**Task goal:** Copy each line that has the string "document" somewhere in it.

** begin Entries provided **

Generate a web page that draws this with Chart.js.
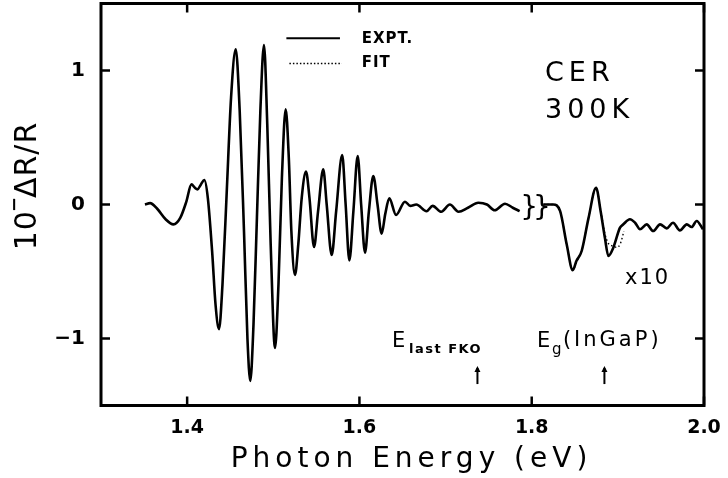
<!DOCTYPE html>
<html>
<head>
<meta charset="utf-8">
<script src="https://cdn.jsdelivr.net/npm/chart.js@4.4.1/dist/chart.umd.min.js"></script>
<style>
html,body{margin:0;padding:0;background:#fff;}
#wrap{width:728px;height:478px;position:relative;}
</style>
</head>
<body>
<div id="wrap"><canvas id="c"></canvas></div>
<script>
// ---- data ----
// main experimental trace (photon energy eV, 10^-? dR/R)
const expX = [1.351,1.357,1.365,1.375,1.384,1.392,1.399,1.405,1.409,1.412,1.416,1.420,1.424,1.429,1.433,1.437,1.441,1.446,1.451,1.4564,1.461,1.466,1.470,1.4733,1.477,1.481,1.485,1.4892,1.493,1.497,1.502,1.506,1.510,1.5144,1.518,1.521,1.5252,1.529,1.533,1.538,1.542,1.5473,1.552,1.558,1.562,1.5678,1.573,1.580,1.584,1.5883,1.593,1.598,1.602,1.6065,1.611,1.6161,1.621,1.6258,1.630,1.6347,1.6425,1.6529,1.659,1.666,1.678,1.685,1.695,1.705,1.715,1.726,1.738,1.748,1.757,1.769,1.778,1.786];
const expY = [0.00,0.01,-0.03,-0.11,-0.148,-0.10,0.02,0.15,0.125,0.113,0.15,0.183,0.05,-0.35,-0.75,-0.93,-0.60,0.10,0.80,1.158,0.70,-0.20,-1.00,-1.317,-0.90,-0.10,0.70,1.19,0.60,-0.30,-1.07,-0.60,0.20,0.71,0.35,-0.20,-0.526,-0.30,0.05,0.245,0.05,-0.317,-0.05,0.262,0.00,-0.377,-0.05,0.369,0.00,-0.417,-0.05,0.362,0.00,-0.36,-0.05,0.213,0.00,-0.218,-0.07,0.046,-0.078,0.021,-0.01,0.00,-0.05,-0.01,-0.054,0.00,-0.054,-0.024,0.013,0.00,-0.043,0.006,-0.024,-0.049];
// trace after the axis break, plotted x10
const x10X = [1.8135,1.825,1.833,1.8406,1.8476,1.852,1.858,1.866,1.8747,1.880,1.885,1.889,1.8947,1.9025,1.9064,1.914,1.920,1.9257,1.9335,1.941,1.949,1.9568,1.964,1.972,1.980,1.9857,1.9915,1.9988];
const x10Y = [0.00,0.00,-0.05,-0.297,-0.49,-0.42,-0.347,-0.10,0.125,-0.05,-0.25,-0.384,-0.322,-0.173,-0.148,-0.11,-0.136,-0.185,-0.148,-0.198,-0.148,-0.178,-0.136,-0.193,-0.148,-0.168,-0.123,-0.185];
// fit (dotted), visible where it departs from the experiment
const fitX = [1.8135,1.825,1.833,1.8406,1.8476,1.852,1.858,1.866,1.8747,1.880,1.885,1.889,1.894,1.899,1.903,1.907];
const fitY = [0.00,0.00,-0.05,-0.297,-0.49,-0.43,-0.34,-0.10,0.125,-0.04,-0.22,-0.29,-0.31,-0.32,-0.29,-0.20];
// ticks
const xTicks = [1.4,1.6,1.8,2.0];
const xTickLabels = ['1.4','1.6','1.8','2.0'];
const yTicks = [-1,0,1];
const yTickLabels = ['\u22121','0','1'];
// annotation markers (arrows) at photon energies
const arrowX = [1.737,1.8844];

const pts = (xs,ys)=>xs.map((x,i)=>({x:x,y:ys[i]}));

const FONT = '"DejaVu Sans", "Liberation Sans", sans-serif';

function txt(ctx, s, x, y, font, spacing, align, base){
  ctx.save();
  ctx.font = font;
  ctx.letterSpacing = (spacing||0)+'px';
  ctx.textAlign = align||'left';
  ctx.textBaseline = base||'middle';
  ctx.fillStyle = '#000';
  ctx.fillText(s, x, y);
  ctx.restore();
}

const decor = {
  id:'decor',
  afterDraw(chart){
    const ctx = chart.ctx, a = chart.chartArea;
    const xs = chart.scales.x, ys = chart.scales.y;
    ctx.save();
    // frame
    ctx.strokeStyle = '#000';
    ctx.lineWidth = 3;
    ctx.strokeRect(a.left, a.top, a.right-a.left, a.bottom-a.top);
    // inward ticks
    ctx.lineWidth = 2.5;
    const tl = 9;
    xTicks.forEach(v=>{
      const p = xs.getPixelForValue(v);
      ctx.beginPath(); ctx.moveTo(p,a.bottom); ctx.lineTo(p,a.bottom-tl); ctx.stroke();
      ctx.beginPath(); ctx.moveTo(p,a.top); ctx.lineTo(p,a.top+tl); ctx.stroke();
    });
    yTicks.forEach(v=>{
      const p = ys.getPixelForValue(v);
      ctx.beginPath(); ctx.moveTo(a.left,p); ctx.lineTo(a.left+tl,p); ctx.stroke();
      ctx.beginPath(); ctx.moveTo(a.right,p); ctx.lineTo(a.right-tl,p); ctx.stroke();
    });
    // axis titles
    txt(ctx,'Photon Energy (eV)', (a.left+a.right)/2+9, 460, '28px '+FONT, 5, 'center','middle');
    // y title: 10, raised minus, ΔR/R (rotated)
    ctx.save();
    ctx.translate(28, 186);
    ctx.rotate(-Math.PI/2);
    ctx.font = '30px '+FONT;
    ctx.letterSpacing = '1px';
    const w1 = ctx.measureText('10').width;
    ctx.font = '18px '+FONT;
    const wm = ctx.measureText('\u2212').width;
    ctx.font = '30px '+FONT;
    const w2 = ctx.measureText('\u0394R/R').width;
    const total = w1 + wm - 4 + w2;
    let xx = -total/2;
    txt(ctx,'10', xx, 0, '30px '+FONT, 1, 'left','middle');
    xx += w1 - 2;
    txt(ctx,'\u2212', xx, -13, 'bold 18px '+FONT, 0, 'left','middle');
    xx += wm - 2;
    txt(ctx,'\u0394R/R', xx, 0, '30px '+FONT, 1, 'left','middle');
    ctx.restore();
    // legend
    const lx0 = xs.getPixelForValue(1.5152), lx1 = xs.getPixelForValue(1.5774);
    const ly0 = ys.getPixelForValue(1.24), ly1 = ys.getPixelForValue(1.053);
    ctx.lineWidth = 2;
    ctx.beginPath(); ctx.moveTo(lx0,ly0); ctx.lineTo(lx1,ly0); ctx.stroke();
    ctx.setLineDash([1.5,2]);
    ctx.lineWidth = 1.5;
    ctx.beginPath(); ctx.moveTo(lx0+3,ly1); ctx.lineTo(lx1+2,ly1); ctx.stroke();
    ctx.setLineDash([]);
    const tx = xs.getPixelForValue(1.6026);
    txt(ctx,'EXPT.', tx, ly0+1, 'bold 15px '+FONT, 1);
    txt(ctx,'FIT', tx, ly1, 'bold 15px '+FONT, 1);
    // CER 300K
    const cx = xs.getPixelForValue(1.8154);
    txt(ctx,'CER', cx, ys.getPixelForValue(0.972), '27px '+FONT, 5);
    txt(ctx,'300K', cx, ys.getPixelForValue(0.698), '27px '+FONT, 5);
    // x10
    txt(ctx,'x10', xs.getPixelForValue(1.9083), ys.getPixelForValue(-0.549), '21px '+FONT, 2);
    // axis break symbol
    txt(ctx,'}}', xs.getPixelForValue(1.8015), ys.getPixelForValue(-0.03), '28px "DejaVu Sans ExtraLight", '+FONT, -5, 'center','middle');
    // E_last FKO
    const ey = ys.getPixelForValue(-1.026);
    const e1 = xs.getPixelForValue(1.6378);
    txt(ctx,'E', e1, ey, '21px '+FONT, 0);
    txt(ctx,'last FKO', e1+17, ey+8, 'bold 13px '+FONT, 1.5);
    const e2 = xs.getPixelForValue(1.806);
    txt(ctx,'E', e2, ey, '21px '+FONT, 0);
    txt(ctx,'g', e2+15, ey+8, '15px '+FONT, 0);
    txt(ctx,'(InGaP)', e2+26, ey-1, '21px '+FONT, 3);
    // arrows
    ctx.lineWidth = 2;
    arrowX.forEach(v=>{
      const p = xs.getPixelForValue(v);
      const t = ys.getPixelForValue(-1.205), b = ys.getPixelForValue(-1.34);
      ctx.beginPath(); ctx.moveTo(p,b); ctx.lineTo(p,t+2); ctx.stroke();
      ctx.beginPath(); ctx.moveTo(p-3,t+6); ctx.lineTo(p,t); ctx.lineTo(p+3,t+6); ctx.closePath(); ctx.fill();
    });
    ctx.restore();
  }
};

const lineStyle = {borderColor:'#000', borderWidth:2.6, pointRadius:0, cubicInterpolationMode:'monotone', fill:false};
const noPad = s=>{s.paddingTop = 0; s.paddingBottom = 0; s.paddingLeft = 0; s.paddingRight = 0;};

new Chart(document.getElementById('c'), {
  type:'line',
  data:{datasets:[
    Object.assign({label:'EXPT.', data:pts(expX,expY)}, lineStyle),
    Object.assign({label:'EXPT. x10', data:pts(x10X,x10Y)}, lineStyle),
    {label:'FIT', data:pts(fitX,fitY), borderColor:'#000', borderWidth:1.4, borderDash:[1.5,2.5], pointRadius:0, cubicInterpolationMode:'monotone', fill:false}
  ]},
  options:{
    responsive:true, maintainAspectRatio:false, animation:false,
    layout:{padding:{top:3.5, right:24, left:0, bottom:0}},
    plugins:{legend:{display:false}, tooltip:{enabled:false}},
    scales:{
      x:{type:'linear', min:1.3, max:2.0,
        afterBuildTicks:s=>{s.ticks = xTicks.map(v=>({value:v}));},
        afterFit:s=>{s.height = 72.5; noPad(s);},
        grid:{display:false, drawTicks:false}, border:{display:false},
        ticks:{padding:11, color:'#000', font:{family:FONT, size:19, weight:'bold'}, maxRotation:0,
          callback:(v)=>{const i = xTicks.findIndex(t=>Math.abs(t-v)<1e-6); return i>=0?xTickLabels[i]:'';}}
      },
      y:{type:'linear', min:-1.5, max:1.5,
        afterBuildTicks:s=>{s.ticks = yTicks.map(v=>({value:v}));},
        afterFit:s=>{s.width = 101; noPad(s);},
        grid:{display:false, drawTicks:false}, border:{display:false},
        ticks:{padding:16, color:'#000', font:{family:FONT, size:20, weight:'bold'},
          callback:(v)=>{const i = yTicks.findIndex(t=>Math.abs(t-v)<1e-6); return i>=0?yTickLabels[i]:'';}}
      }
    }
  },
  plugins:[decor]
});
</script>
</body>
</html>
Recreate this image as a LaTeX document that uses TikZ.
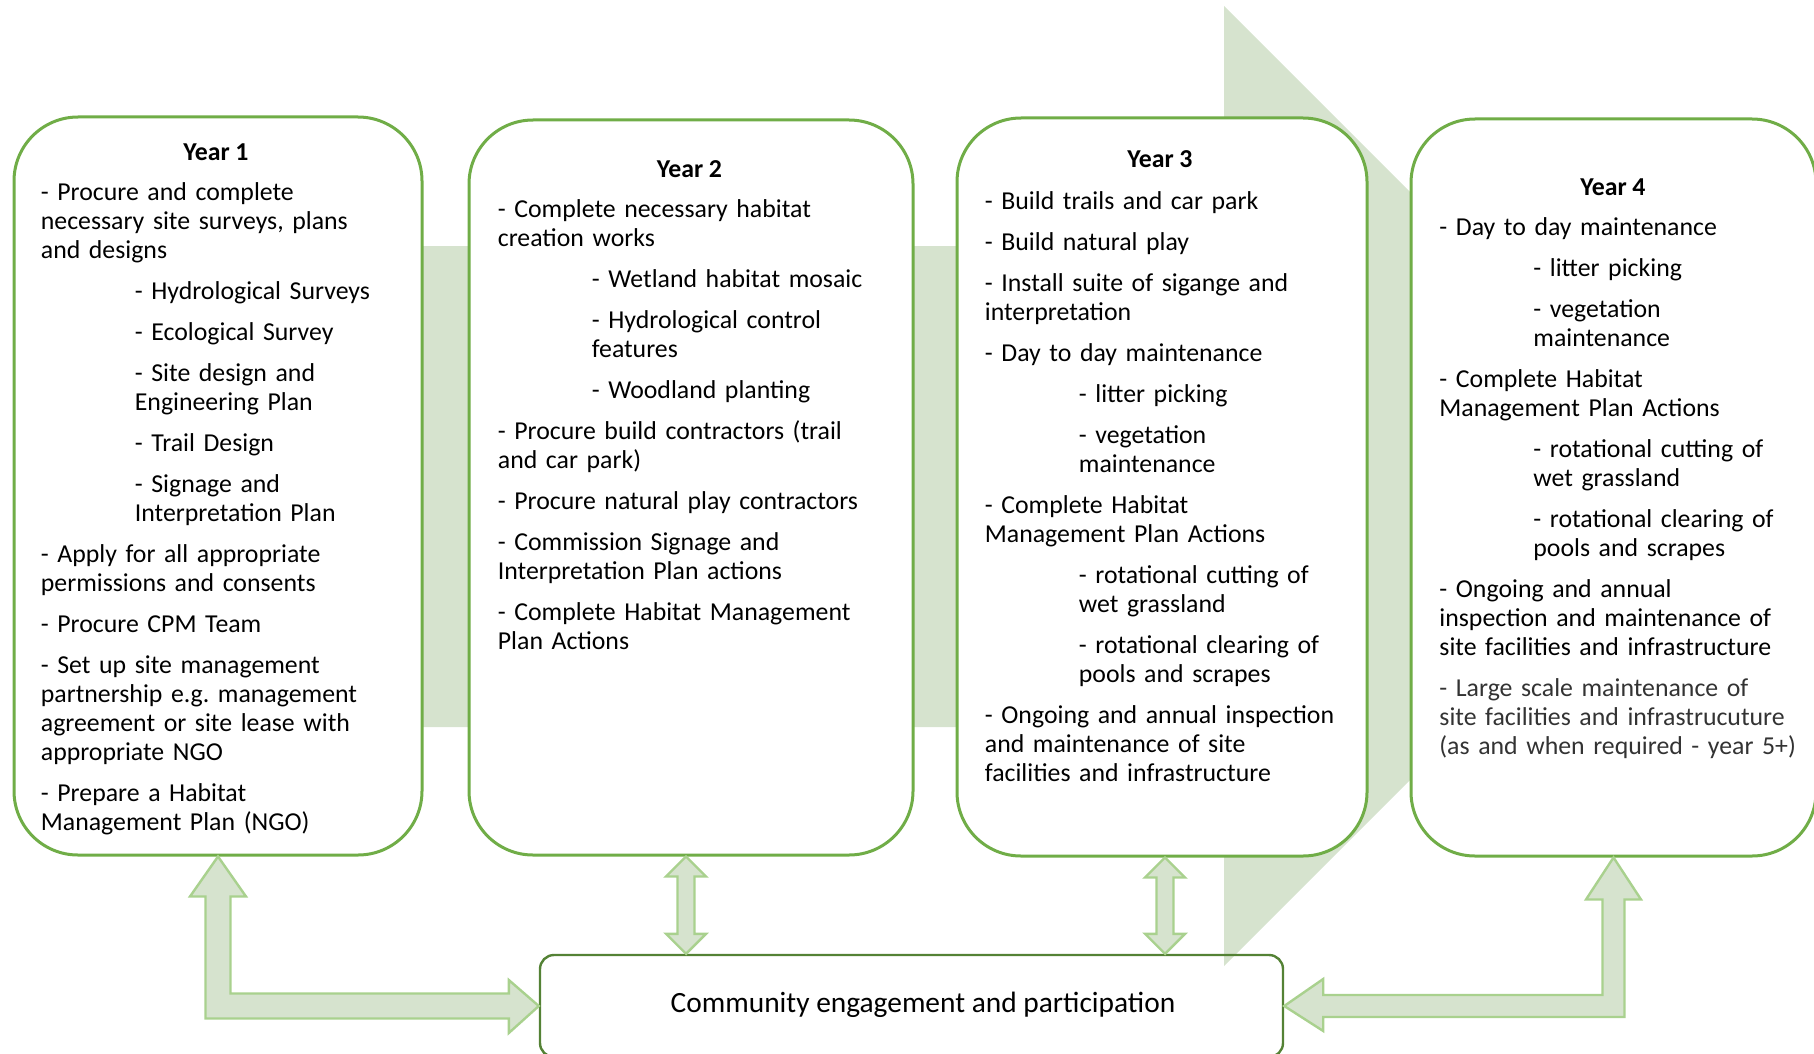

** end Entries provided **

**The completed task:**
new Chart(document.getElementById('c'), {
Recreate this image as a LaTeX document that uses TikZ.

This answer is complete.